A gas fireplace is a built-in unit framed into a wall, the typical choice for new construction or a full renovation. A gas insert fits inside an existing masonry firebox, which suits Leamington's older housing stock where an open wood fireplace was standard decades ago. A gas stove is freestanding on a hearth pad, similar in footprint to a wood stove but running off a gas line or propane tank instead of split hardwood. For most existing homes here, an insert is the least disruptive route since it reuses the chimney chase you already have.
Do I need a permit to install a gas fireplace in Leamington?
Yes. You'll need a permit through the municipal building department, and the gas connection itself has to be completed by a TSSA-licensed gas fitter, since gas work in Ontario falls outside standard building trades. Most hearth dealers who install in Leamington coordinate both the building permit and the gas-fitter sign-off as part of the project, so you're not managing two separate approvals on your own.
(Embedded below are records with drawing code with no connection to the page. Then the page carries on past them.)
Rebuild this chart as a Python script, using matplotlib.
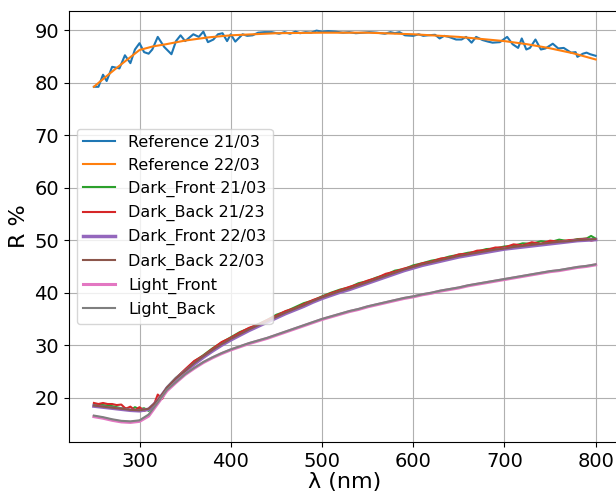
import matplotlib.pyplot as plt

# reference measurements (blue is noisy, orange is the smoothed one)
wl_ref1 = [250, 255, 260, 264, 270, 278, 284, 290, 295, 300, 305, 310, 314, 320, 327,
           335, 340, 345, 350, 359, 365, 370, 375, 381, 386, 391, 396, 400, 405, 413,
           418, 424, 430, 437, 445, 453, 459, 465, 471, 476, 482, 488, 494, 500, 507,
           515, 523, 530, 537, 545, 552, 560, 569, 575, 580, 585, 591, 600, 606, 611,
           616, 624, 629, 634, 639, 647, 653, 658, 664, 669, 676, 682, 687, 695, 703,
           709, 715, 719, 724, 728, 734, 740, 745, 753, 759, 765, 773, 778, 780, 786,
           790, 794, 800]
r_ref1 = [79.2, 79.2, 81.5, 80.3, 83.0, 82.7, 85.2, 83.7, 86.3, 87.5, 85.8, 85.5, 86.3, 88.7, 86.8,
          85.4, 87.9, 89.0, 87.9, 89.2, 88.7, 89.7, 87.7, 88.2, 89.2, 89.4, 87.9, 89.2, 87.8, 89.2,
          88.9, 89.0, 89.5, 89.6, 89.6, 89.3, 89.6, 89.3, 89.7, 89.4, 89.6, 89.5, 89.9, 89.7, 89.8,
          89.7, 89.5, 89.6, 89.4, 89.5, 89.6, 89.5, 89.3, 89.6, 89.4, 89.6, 89.0, 88.9, 89.2, 88.9,
          89.0, 89.1, 88.4, 88.9, 88.7, 88.2, 88.2, 88.7, 87.6, 88.7, 88.1, 87.8, 87.6, 87.7, 88.7,
          87.3, 86.6, 88.4, 86.3, 86.6, 88.2, 86.3, 86.5, 87.4, 86.5, 86.6, 85.7, 85.8, 84.9, 85.5,
          85.7, 85.4, 85.1]

wl_ref2 = [250, 263, 275, 286, 300, 315, 329, 350, 375, 400, 450, 500, 550, 600, 650,
           700, 725, 748, 775, 800]
r_ref2 = [79.2, 81.1, 82.8, 84.3, 86.2, 86.9, 87.3, 88.0, 88.6, 89.0, 89.4, 89.5, 89.5, 89.2, 88.7,
          87.9, 87.3, 86.6, 85.6, 84.4]

# sample curves, 10 nm steps
wl = [250, 260, 270, 280, 290, 300, 310, 320, 330, 340, 350, 360, 370, 380, 390,
      400, 410, 420, 430, 440, 450, 460, 470, 480, 490, 500, 510, 520, 530, 540,
      550, 560, 570, 580, 590, 600, 610, 620, 630, 640, 650, 660, 670, 680, 690,
      700, 710, 720, 730, 740, 750, 760, 770, 780, 790, 800]

dark_front_22 = [18.4, 18.2, 18.0, 17.8, 17.6, 17.5, 17.8, 19.4, 21.8, 23.6, 25.0, 26.4, 27.7, 28.9, 30.0,
                 31.0, 31.9, 32.8, 33.6, 34.4, 35.2, 36.0, 36.7, 37.4, 38.2, 38.9, 39.5, 40.1, 40.6, 41.2,
                 41.8, 42.4, 43.0, 43.6, 44.2, 44.7, 45.2, 45.6, 46.0, 46.4, 46.8, 47.1, 47.4, 47.7, 48.0,
                 48.3, 48.5, 48.7, 48.9, 49.1, 49.3, 49.5, 49.7, 49.9, 50.0, 50.1]
dark_back_22 = [18.5, 18.3, 18.1, 17.9, 17.7, 17.6, 17.9, 19.5, 21.9, 23.7, 25.1, 26.6, 27.9, 29.1, 30.2,
                31.2, 32.1, 33.0, 33.8, 34.6, 35.4, 36.2, 36.9, 37.6, 38.4, 39.1, 39.7, 40.3, 40.8, 41.4,
                42.0, 42.6, 43.2, 43.8, 44.4, 44.9, 45.4, 45.8, 46.2, 46.6, 47.0, 47.3, 47.6, 47.9, 48.2,
                48.4, 48.7, 48.9, 49.1, 49.3, 49.5, 49.7, 49.8, 50.0, 50.1, 50.2]
light_front = [16.4, 16.1, 15.7, 15.4, 15.3, 15.5, 16.5, 18.9, 21.3, 22.9, 24.4, 25.6, 26.7, 27.6, 28.4,
               29.1, 29.7, 30.3, 30.8, 31.3, 31.9, 32.5, 33.1, 33.7, 34.3, 34.9, 35.4, 35.9, 36.4, 36.8,
               37.3, 37.7, 38.1, 38.5, 38.9, 39.2, 39.6, 39.9, 40.3, 40.6, 40.9, 41.3, 41.6, 41.9, 42.2,
               42.5, 42.8, 43.1, 43.4, 43.7, 44.0, 44.2, 44.5, 44.8, 45.0, 45.3]
light_back = [16.6, 16.3, 15.9, 15.6, 15.5, 15.7, 16.8, 19.1, 21.5, 23.0, 24.5, 25.7, 26.8, 27.7, 28.5,
              29.2, 29.8, 30.4, 30.9, 31.4, 32.0, 32.6, 33.2, 33.8, 34.4, 35.0, 35.5, 36.0, 36.5, 36.9,
              37.4, 37.8, 38.2, 38.6, 39.0, 39.3, 39.7, 40.0, 40.4, 40.7, 41.0, 41.4, 41.7, 42.0, 42.3,
              42.6, 42.9, 43.2, 43.5, 43.8, 44.1, 44.3, 44.6, 44.9, 45.1, 45.4]

# 21/03 samples are noisier, finer steps at the UV end
wl_dark_21 = [250, 255, 260, 265, 270, 275, 280, 285, 290, 295, 300, 305, 310, 315, 320,
              325, 330, 340, 350, 360, 370, 380, 390, 400, 410, 420, 430, 440, 450, 460,
              470, 480, 490, 500, 510, 520, 530, 540, 550, 560, 570, 580, 590, 600, 610,
              620, 630, 640, 650, 660, 670, 680, 690, 700, 710, 720, 730, 740, 750, 760,
              770, 780, 790, 795, 800]
dark_front_21 = [18.7, 18.6, 18.6, 18.5, 18.4, 18.2, 18.0, 18.0, 17.6, 18.2, 17.8, 18.0, 17.5, 18.2, 19.4,
                 20.5, 22.0, 23.8, 25.3, 26.9, 28.1, 29.4, 30.5, 31.5, 32.5, 33.2, 34.0, 34.8, 35.8, 36.4,
                 37.2, 38.0, 38.5, 39.3, 40.0, 40.6, 41.0, 41.8, 42.2, 42.9, 43.4, 44.2, 44.5, 45.2, 45.6,
                 46.1, 46.4, 46.9, 47.2, 47.6, 47.8, 48.3, 48.4, 48.8, 48.9, 49.4, 49.3, 49.8, 49.6, 50.1,
                 49.8, 50.2, 50.3, 50.8, 50.3]
dark_back_21 = [19.0, 18.8, 19.0, 18.8, 18.8, 18.6, 18.7, 17.9, 18.3, 17.6, 18.2, 17.5, 17.8, 18.3, 20.6,
                19.8, 21.8, 23.7, 25.4, 27.0, 28.0, 29.3, 30.6, 31.4, 32.4, 33.3, 33.9, 34.8, 35.6, 36.5,
                37.0, 37.8, 38.6, 39.2, 39.9, 40.5, 41.1, 41.6, 42.3, 42.8, 43.6, 44.0, 44.6, 45.0, 45.6,
                45.9, 46.5, 46.7, 47.3, 47.4, 48.0, 48.1, 48.6, 48.6, 49.2, 49.0, 49.6, 49.3, 49.9, 49.7,
                50.0, 50.1, 50.3, 49.9, 50.1]


fig = plt.figure(figsize=(6.16, 4.91), dpi=100)
ax = fig.add_axes([0.1117, 0.0998, 0.896, 0.8778])

ax.plot(wl_ref1, r_ref1, color='tab:blue', lw=1.5, label='Reference 21/03')
ax.plot(wl_ref2, r_ref2, color='tab:orange', lw=1.5, label='Reference 22/03')
ax.plot(wl_dark_21, dark_front_21, color='tab:green', lw=1.5, label='Dark_Front 21/03')
ax.plot(wl_dark_21, dark_back_21, color='tab:red', lw=1.5, label='Dark_Back 21/23')
ax.plot(wl, dark_front_22, color='tab:purple', lw=2.5, label='Dark_Front 22/03')
ax.plot(wl, dark_back_22, color='tab:brown', lw=1.5, label='Dark_Back 22/03')
ax.plot(wl, light_front, color='tab:pink', lw=2.2, label='Light_Front')
ax.plot(wl, light_back, color='tab:gray', lw=1.5, label='Light_Back')

ax.set_xlabel('λ (nm)', fontsize=16, labelpad=1)
ax.set_ylabel('R %', fontsize=16)
ax.tick_params(labelsize=14)
ax.grid(True)
ax.legend(loc='center left', fontsize=11.5)

fig.savefig('out.png', dpi=100)
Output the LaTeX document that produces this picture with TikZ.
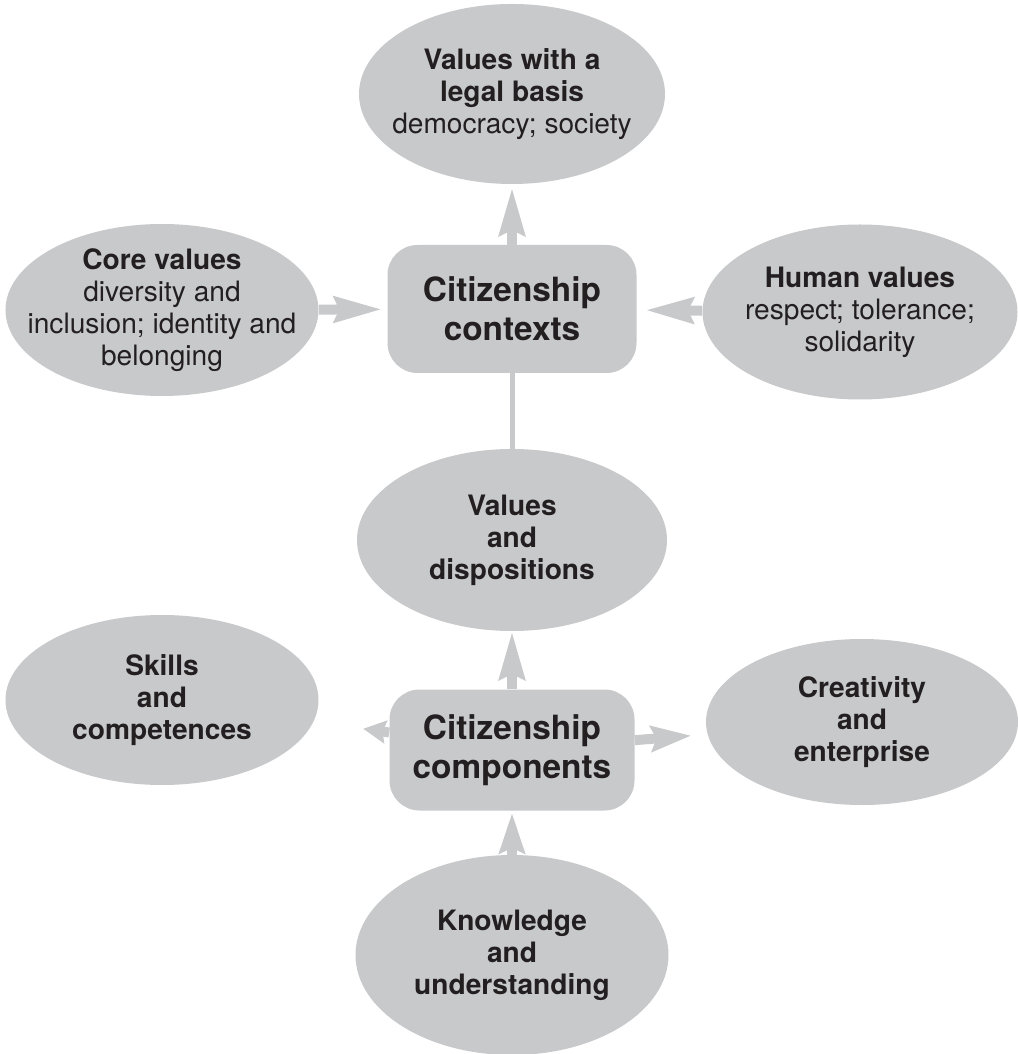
\documentclass[tikz,border=0pt]{standalone}
\usepackage{fontspec}
\setmainfont{TeX Gyre Heros}
\usetikzlibrary{shapes.geometric,arrows.meta}
\definecolor{boxgray}{RGB}{200,201,203}
\definecolor{inkdark}{RGB}{35,31,32}
\begin{document}
\begin{tikzpicture}[node distance=4.3cm]
\tikzstyle{hub} = [rectangle, rounded corners=0.6cm, minimum width=4.98cm, minimum height=2.56cm, text centered, align=center, fill=boxgray, text=inkdark, font=\fontsize{19}{22}\selectfont\bfseries]

\tikzstyle{oval} = [ellipse, inner sep=-0.6cm, minimum width=6.26cm, minimum height=3.5cm, text centered, align=center, fill=boxgray, text=inkdark, font=\fontsize{16}{18.2}\selectfont]

\tikzstyle{arrow} = [line width=0.2cm, draw=boxgray, -{Stealth[length=0.8cm,width=0.5cm,inset=0.1cm]}]
\tikzstyle{longarrow} = [line width=0.2cm, draw=boxgray, -{Stealth[length=0.95cm,width=0.5cm,inset=0.1cm]}]
\tikzstyle{smallarrow} = [line width=0.2cm, draw=boxgray, -{Stealth[length=0.45cm,width=0.45cm,inset=0.06cm]}]

\useasboundingbox (-10.24,6.18) rectangle (10.10,-14.90);

\node (ctx) [hub] {Citizenship\\contexts};
\node (legal) [oval, above of=ctx, minimum width=6.12cm, minimum height=3.6cm] {\textbf{Values with a}\\\textbf{legal basis}\\democracy; society};
\node (core) [oval, left of=ctx, xshift=-2.7cm, yshift=-0.02cm, minimum height=3.44cm] {\textbf{Core values}\\diversity and\\inclusion; identity and\\belonging};
\node (human) [oval, right of=ctx, xshift=2.66cm, yshift=-0.06cm, minimum width=6.3cm] {\textbf{Human values}\\respect; tolerance;\\solidarity};
\node (disp) [oval, below of=ctx, yshift=-0.32cm, minimum width=6.2cm, minimum height=3.64cm] {\textbf{Values}\\\textbf{and}\\\textbf{dispositions}};

\node (comp) [hub, below of=disp, yshift=0.1cm, minimum width=4.9cm, minimum height=2.42cm] {Citizenship\\components};
\node (skills) [oval, left of=comp, xshift=-2.7cm, yshift=1.0cm, minimum height=3.4cm] {\textbf{Skills}\\\textbf{and}\\\textbf{competences}};
\node (creat) [oval, right of=comp, xshift=2.7cm, yshift=0.56cm, minimum width=6.24cm, minimum height=3.32cm] {\textbf{Creativity}\\\textbf{and}\\\textbf{enterprise}};
\node (know) [oval, below of=comp, yshift=0.2cm, minimum height=4.0cm] {\textbf{Knowledge}\\\textbf{and}\\\textbf{understanding}};

\draw [longarrow, shorten >=0.06cm] (ctx) -- (legal);
\draw [longarrow, shorten >=0.1cm] (core) -- (ctx);
\draw [longarrow, shorten >=0.17cm] (human) -- (ctx);
\draw [line width=0.1cm, draw=boxgray] (ctx) -- (disp);
\draw [longarrow] (comp) -- (disp);
\draw [smallarrow, shorten >=1.0cm] (comp) -- (skills);
\draw [arrow, shorten >=0.32cm] (comp) -- (creat);
\draw [arrow, shorten >=0.04cm] (know) -- (comp);

\end{tikzpicture}
\end{document}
Vented vs. vent-free gas fireplaces—what should I know here?
In Canada, vent-free (unvented) gas fireplaces aren't permitted under the gas code that applies in Leamington and across Ontario. Every gas fireplace or insert installed here has to be direct-vent or natural-vent, exhausting combustion byproducts outside rather than into the room. If you've seen vent-free units mentioned online, they're generally a US product category and not something a licensed installer will put into an Ontario home, so don't build your plan around one.
How often does a gas fireplace need to be serviced?
Plan on an annual check, ideally in late summer or early fall before the first cold stretch off Lake Erie rather than mid-winter when technicians are booked solid. A technician checks the burner, pilot or ignition assembly, gas connections, and venting, and cleans the glass. It's a lighter lift than a wood chimney sweep, but skipping it on a unit that runs daily through Leamington's damp shoulder seasons is how an ignition issue shows up on the coldest night of the year.
Gas vs. wood—which makes more sense for a Leamington home?
Wood, split from local hardwoods like sugar maple, red oak, white ash, or yellow birch, still appeals to households that want a fuel source independent of any utility, but it comes with CSA B365 installation requirements and a WETT inspection most insurers ask for. Gas, with Enbridge Gas already reaching most of town, skips that inspection cycle and gives you instant, thermostatically controlled heat, which fits Leamington's relatively mild but damp winter pattern well. A lot of local households run gas as the primary living space fireplace and keep wood, if they have it, as a secondary or seasonal feature elsewhere in the house.
Can a gas fireplace run on a thermostat?
Most modern gas fireplaces can—turn it on and off from the couch with a remote, or set a room temperature and let the fireplace hold the comfort zone for you. If low maintenance matters to your family, this is the feature set that makes gas the convenience pick over wood and pellet.
Why do fireplace quotes vary so much?
Because a fireplace is an iceberg—there's more behind the wall than in front of it. A low quote often covers only the unit; the full scope includes vent pipe, gas line or electrical, framing, and the tile or stone that has to come off and go back on. Make every bidder price the whole job. If a dealer can't speak to the full scope with confidence, that's your signal to keep looking.
Why is my open fireplace making my house colder?
Open fireplaces suck—literally. As the fire burns, it consumes air your furnace already paid to heat and pulls it out through the chimney, so the house is actually colder after the fire goes out than before you lit it. An insert fixes this: it seals the chimney, puts fixed glass across the front, and turns that hole in your house into a real heat source.
Is my gas fireplace wasting gas?
If it was installed more than 15 years ago, probably. Older gas fireplaces keep a standing pilot light burning all the time, and that little flame can cost a couple hundred dollars a year. Newer models use pilot-on-demand ignition—the pilot lights only when you use the fireplace and goes out when you turn it off.